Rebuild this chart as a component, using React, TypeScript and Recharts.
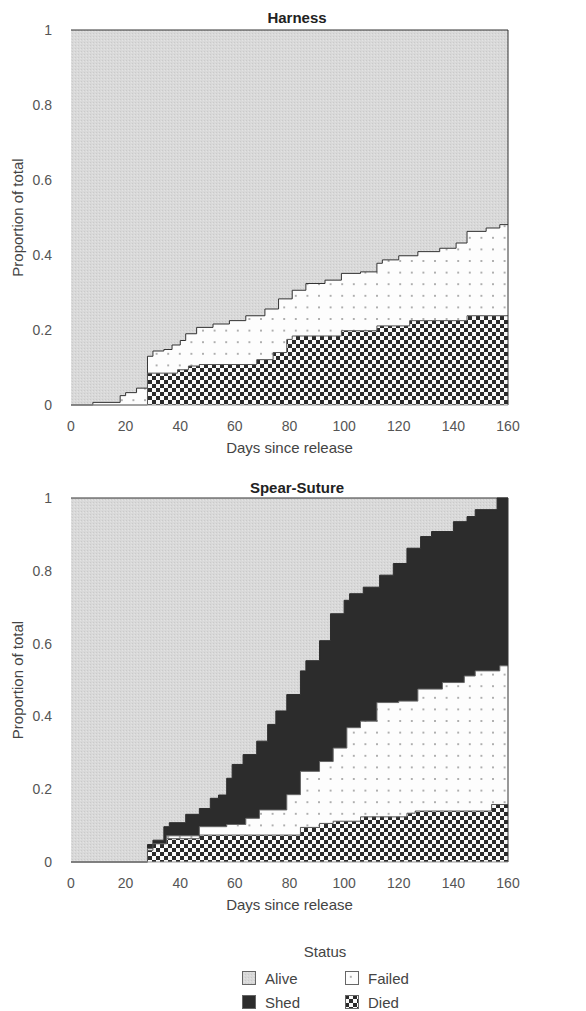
import { AreaChart, Area, XAxis, YAxis, ReferenceLine, Label } from 'recharts'

const FONT = '"Liberation Sans", Arial, sans-serif'

const dayTicks = [0, 20, 40, 60, 80, 100, 120, 140, 160]
const propTicks = [0, 0.2, 0.4, 0.6, 0.8, 1]

// everything still at large sits on top
const aliveDays = [0, 160]
const aliveTop = [1, 1]

// Harness: upper edges of the stacked bands
const harnessFailedDays = [0, 8, 18, 20, 24, 28, 30, 34, 37, 40, 42, 46, 52, 58, 64, 71, 76, 81, 86, 93, 99, 106, 112, 114, 120, 127, 135, 141, 145, 152, 157, 160]
const harnessFailedTop = [0, 0.007, 0.025, 0.033, 0.045, 0.13, 0.144, 0.148, 0.16, 0.172, 0.19, 0.207, 0.216, 0.225, 0.238, 0.256, 0.283, 0.306, 0.324, 0.333, 0.351, 0.355, 0.378, 0.387, 0.398, 0.409, 0.418, 0.432, 0.463, 0.472, 0.481, 0.481]
const harnessDiedDays = [0, 28, 39, 43, 47, 68, 74, 79, 81, 99, 112, 124, 145, 160]
const harnessDiedTop = [0, 0.085, 0.094, 0.104, 0.108, 0.121, 0.14, 0.175, 0.184, 0.198, 0.211, 0.225, 0.238, 0.238]

// Spear-Suture
const spearShedDays = [0, 28, 30, 34, 36, 42, 47, 51, 54, 57, 59, 63, 68, 72, 75, 79, 84, 86, 91, 95, 100, 102, 107, 113, 118, 123, 128, 132, 140, 145, 148, 156, 160]
const spearShedTop = [0, 0.048, 0.06, 0.097, 0.108, 0.131, 0.147, 0.175, 0.184, 0.23, 0.268, 0.295, 0.332, 0.378, 0.415, 0.46, 0.525, 0.553, 0.608, 0.682, 0.719, 0.737, 0.755, 0.788, 0.82, 0.862, 0.894, 0.908, 0.935, 0.949, 0.968, 1, 1]
const spearFailedDays = [0, 28, 31, 35, 47, 57, 64, 69, 79, 84, 91, 96, 101, 106, 112, 120, 127, 136, 144, 148, 157, 160]
const spearFailedTop = [0, 0.037, 0.05, 0.072, 0.097, 0.103, 0.12, 0.143, 0.185, 0.249, 0.276, 0.313, 0.369, 0.387, 0.438, 0.442, 0.475, 0.493, 0.511, 0.525, 0.539, 0.539]
const spearDiedDays = [0, 28, 30, 35, 47, 84, 91, 96, 106, 123, 126, 154, 160]
const spearDiedTop = [0, 0.032, 0.05, 0.064, 0.074, 0.095, 0.106, 0.112, 0.124, 0.134, 0.14, 0.158, 0.158]

const legendItems = [
  { label: 'Alive', fill: 'url(#alive)' },
  { label: 'Failed', fill: 'url(#failed)' },
  { label: 'Shed', fill: '#2c2c2c' },
  { label: 'Died', fill: 'url(#died)' },
]

const zip = (days: number[], vals: number[]) => days.map((day, i) => ({ day, v: vals[i] }))

type Band = { key: string; days: number[]; top: number[]; fill: string; stroke: string }

function Patterns() {
  return (
    <svg width={0} height={0} style={{ position: 'absolute' }}>
      <defs>
        <pattern id="alive" width={3} height={3} patternUnits="userSpaceOnUse">
          <rect width={3} height={3} fill="#d9d9d9" />
          <rect x={0} y={0} width={1} height={1} fill="#cacaca" />
          <rect x={2} y={1} width={1} height={1} fill="#e3e3e3" />
        </pattern>
        <pattern id="failed" width={11.6} height={11.6} patternUnits="userSpaceOnUse">
          <rect width={11.6} height={11.6} fill="#fdfdfd" />
          <rect x={5} y={5} width={1.6} height={1.6} fill="#8a8a8a" />
        </pattern>
        <pattern id="died" width={8} height={8} patternUnits="userSpaceOnUse">
          <rect width={8} height={8} fill="#fafafa" />
          <rect x={0} y={0} width={4} height={4} fill="#2a2a2a" />
          <rect x={4} y={4} width={4} height={4} fill="#2a2a2a" />
        </pattern>
      </defs>
    </svg>
  )
}

function Panel({ title, top, titleTop, marginTop, plotHeight, bands }: { title: string; top: number; titleTop: number; marginTop: number; plotHeight: number; bands: Band[] }) {
  const height = 460
  return (
    <div style={{ position: 'absolute', left: 0, top, width: 586, height }}>
      <div style={{ position: 'absolute', left: 197, width: 200, top: titleTop, lineHeight: '18px', textAlign: 'center', font: `bold 15px ${FONT}`, color: '#222' }}>
        {title}
      </div>
      <AreaChart width={586} height={height} margin={{ top: marginTop, right: 78, bottom: height - marginTop - plotHeight - 50, left: 11 }}>
        <XAxis dataKey="day" type="number" domain={[0, 160]} ticks={dayTicks} height={50} tickLine={false}
          axisLine={{ stroke: '#999' }} tick={{ fill: '#555', fontSize: 14, fontFamily: FONT }} tickMargin={10} allowDataOverflow>
          <Label value="Days since release" position="insideBottom" offset={2} fill="#444" fontSize={15} fontFamily={FONT} />
        </XAxis>
        <YAxis type="number" domain={[0, 1]} ticks={propTicks} width={60} tickLine={false} axisLine={false}
          tick={{ fill: '#555', fontSize: 14, fontFamily: FONT }} tickMargin={13}>
          <Label value="Proportion of total" angle={-90} position="insideLeft" offset={7} fill="#444" fontSize={15} fontFamily={FONT} style={{ textAnchor: 'middle' }} />
        </YAxis>
        {bands.map((b) => (
          <Area key={b.key} name={b.key} data={zip(b.days, b.top)} dataKey="v" type="stepAfter" fill={b.fill} fillOpacity={1}
            stroke={b.stroke} strokeWidth={1} dot={false} activeDot={false} isAnimationActive={false} />
        ))}
        <ReferenceLine x={160} stroke="#333" />
      </AreaChart>
    </div>
  )
}

function StatusLegend() {
  return (
    <div style={{ position: 'absolute', left: 0, top: 940, width: 586, height: 71, fontFamily: FONT, fontSize: 15, color: '#444' }}>
      <div style={{ position: 'absolute', left: 275, width: 100, top: 3, textAlign: 'center', lineHeight: '18px' }}>Status</div>
      {legendItems.map((it, i) => (
        <div key={it.label} style={{ position: 'absolute', left: i % 2 === 0 ? 242 : 345, top: i < 2 ? 29 : 53, display: 'flex', alignItems: 'center', height: 18 }}>
          <svg width={14} height={14} style={{ marginRight: 9 }}>
            <rect x={0.5} y={0.5} width={13} height={13} fill={it.fill} stroke="#666" />
          </svg>
          <span>{it.label}</span>
        </div>
      ))}
    </div>
  )
}

export default function App() {
  const harness: Band[] = [
    { key: 'Alive', days: aliveDays, top: aliveTop, fill: 'url(#alive)', stroke: '#333' },
    { key: 'Failed', days: harnessFailedDays, top: harnessFailedTop, fill: 'url(#failed)', stroke: '#333' },
    { key: 'Died', days: harnessDiedDays, top: harnessDiedTop, fill: 'url(#died)', stroke: '#555' },
  ]
  const spear: Band[] = [
    { key: 'Alive', days: aliveDays, top: aliveTop, fill: 'url(#alive)', stroke: '#333' },
    { key: 'Shed', days: spearShedDays, top: spearShedTop, fill: '#2c2c2c', stroke: '#2c2c2c' },
    { key: 'Failed', days: spearFailedDays, top: spearFailedTop, fill: 'url(#failed)', stroke: '#666' },
    { key: 'Died', days: spearDiedDays, top: spearDiedTop, fill: 'url(#died)', stroke: '#555' },
  ]
  return (
    <div style={{ position: 'absolute', left: 0, top: 0, width: 586, height: 1011, background: '#fff' }}>
      <Patterns />
      <Panel title="Harness" top={0} titleTop={9} marginTop={30} plotHeight={375} bands={harness} />
      <Panel title="Spear-Suture" top={460} titleTop={19} marginTop={38} plotHeight={364} bands={spear} />
      <StatusLegend />
    </div>
  )
}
•••••
**Exercise description**. Return exactly what appears from the opening line of the material through the line with "0.225, 0.238, 0.238]", apart from the pictures.

**Output of the task**.
Rebuild this chart as a component, using React, TypeScript and Recharts.
import { AreaChart, Area, XAxis, YAxis, ReferenceLine, Label } from 'recharts'

const FONT = '"Liberation Sans", Arial, sans-serif'

const dayTicks = [0, 20, 40, 60, 80, 100, 120, 140, 160]
const propTicks = [0, 0.2, 0.4, 0.6, 0.8, 1]

// everything still at large sits on top
const aliveDays = [0, 160]
const aliveTop = [1, 1]

// Harness: upper edges of the stacked bands
const harnessFailedDays = [0, 8, 18, 20, 24, 28, 30, 34, 37, 40, 42, 46, 52, 58, 64, 71, 76, 81, 86, 93, 99, 106, 112, 114, 120, 127, 135, 141, 145, 152, 157, 160]
const harnessFailedTop = [0, 0.007, 0.025, 0.033, 0.045, 0.13, 0.144, 0.148, 0.16, 0.172, 0.19, 0.207, 0.216, 0.225, 0.238, 0.256, 0.283, 0.306, 0.324, 0.333, 0.351, 0.355, 0.378, 0.387, 0.398, 0.409, 0.418, 0.432, 0.463, 0.472, 0.481, 0.481]
const harnessDiedDays = [0, 28, 39, 43, 47, 68, 74, 79, 81, 99, 112, 124, 145, 160]
const harnessDiedTop = [0, 0.085, 0.094, 0.104, 0.108, 0.121, 0.14, 0.175, 0.184, 0.198, 0.211, 0.225, 0.238, 0.238]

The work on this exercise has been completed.